(The request)
Leave out the pictures, and write out exactly the lines from the beginning of the material to the line holding "fit_y = [0.055, 1.79]", that line included, and nothing else.

(Dataset content)
'''

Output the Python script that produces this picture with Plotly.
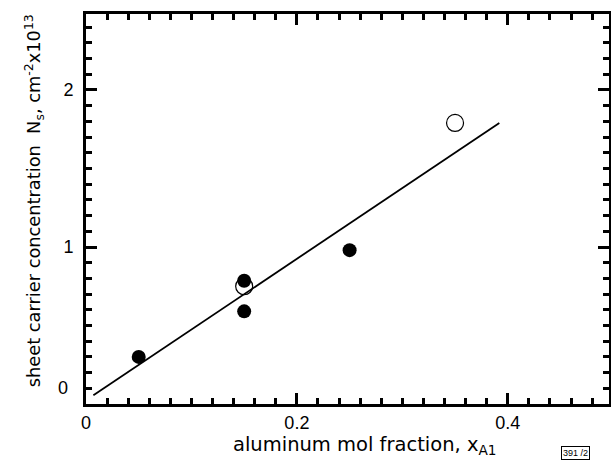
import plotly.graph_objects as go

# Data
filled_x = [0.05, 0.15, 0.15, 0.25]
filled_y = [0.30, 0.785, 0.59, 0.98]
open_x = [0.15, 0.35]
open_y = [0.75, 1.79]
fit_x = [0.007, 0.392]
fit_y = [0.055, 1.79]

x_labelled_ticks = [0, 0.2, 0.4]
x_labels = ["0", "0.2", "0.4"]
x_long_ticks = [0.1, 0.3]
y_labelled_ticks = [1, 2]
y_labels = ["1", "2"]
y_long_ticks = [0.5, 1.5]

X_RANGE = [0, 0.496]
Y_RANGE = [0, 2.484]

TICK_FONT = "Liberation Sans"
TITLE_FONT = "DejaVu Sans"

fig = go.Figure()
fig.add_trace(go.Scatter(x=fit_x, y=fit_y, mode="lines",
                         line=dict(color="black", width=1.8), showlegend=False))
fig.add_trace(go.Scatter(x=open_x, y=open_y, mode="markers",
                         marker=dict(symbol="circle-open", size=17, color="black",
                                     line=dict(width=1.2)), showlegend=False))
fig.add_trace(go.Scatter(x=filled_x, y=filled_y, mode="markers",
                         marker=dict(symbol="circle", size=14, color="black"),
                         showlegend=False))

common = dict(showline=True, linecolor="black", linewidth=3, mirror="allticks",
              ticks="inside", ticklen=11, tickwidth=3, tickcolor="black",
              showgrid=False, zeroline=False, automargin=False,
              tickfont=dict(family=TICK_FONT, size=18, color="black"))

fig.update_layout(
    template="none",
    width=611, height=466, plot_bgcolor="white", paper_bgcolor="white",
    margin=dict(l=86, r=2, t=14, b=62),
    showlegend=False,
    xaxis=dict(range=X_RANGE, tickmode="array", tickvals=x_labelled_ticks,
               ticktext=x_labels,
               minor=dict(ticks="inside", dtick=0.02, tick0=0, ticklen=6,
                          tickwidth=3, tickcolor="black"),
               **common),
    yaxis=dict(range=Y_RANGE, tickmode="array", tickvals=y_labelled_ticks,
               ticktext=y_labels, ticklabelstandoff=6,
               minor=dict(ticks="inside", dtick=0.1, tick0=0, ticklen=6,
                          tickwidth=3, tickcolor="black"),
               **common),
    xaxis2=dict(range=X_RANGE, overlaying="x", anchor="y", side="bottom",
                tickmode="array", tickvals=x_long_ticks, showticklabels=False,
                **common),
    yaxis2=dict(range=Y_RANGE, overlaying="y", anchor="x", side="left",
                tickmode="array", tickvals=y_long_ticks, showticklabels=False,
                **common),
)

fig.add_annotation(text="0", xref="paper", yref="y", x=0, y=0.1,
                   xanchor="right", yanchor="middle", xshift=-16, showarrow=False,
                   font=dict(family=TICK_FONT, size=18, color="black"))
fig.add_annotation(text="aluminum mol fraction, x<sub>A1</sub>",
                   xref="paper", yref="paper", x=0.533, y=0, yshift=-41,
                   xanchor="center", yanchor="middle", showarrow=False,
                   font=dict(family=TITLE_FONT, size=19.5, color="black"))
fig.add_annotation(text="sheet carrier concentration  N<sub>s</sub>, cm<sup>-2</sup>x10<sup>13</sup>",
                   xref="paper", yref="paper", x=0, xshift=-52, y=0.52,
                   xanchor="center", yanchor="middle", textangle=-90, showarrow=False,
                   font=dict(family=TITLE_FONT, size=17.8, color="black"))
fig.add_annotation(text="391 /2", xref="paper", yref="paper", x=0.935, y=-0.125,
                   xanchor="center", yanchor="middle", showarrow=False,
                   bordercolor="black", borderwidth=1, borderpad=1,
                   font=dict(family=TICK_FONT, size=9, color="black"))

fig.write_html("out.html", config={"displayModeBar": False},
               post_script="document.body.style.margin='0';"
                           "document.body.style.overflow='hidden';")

'''

(Answer for this exercise)
Output the Python script that produces this picture with Plotly.
import plotly.graph_objects as go

# Data
filled_x = [0.05, 0.15, 0.15, 0.25]
filled_y = [0.30, 0.785, 0.59, 0.98]
open_x = [0.15, 0.35]
open_y = [0.75, 1.79]
fit_x = [0.007, 0.392]
fit_y = [0.055, 1.79]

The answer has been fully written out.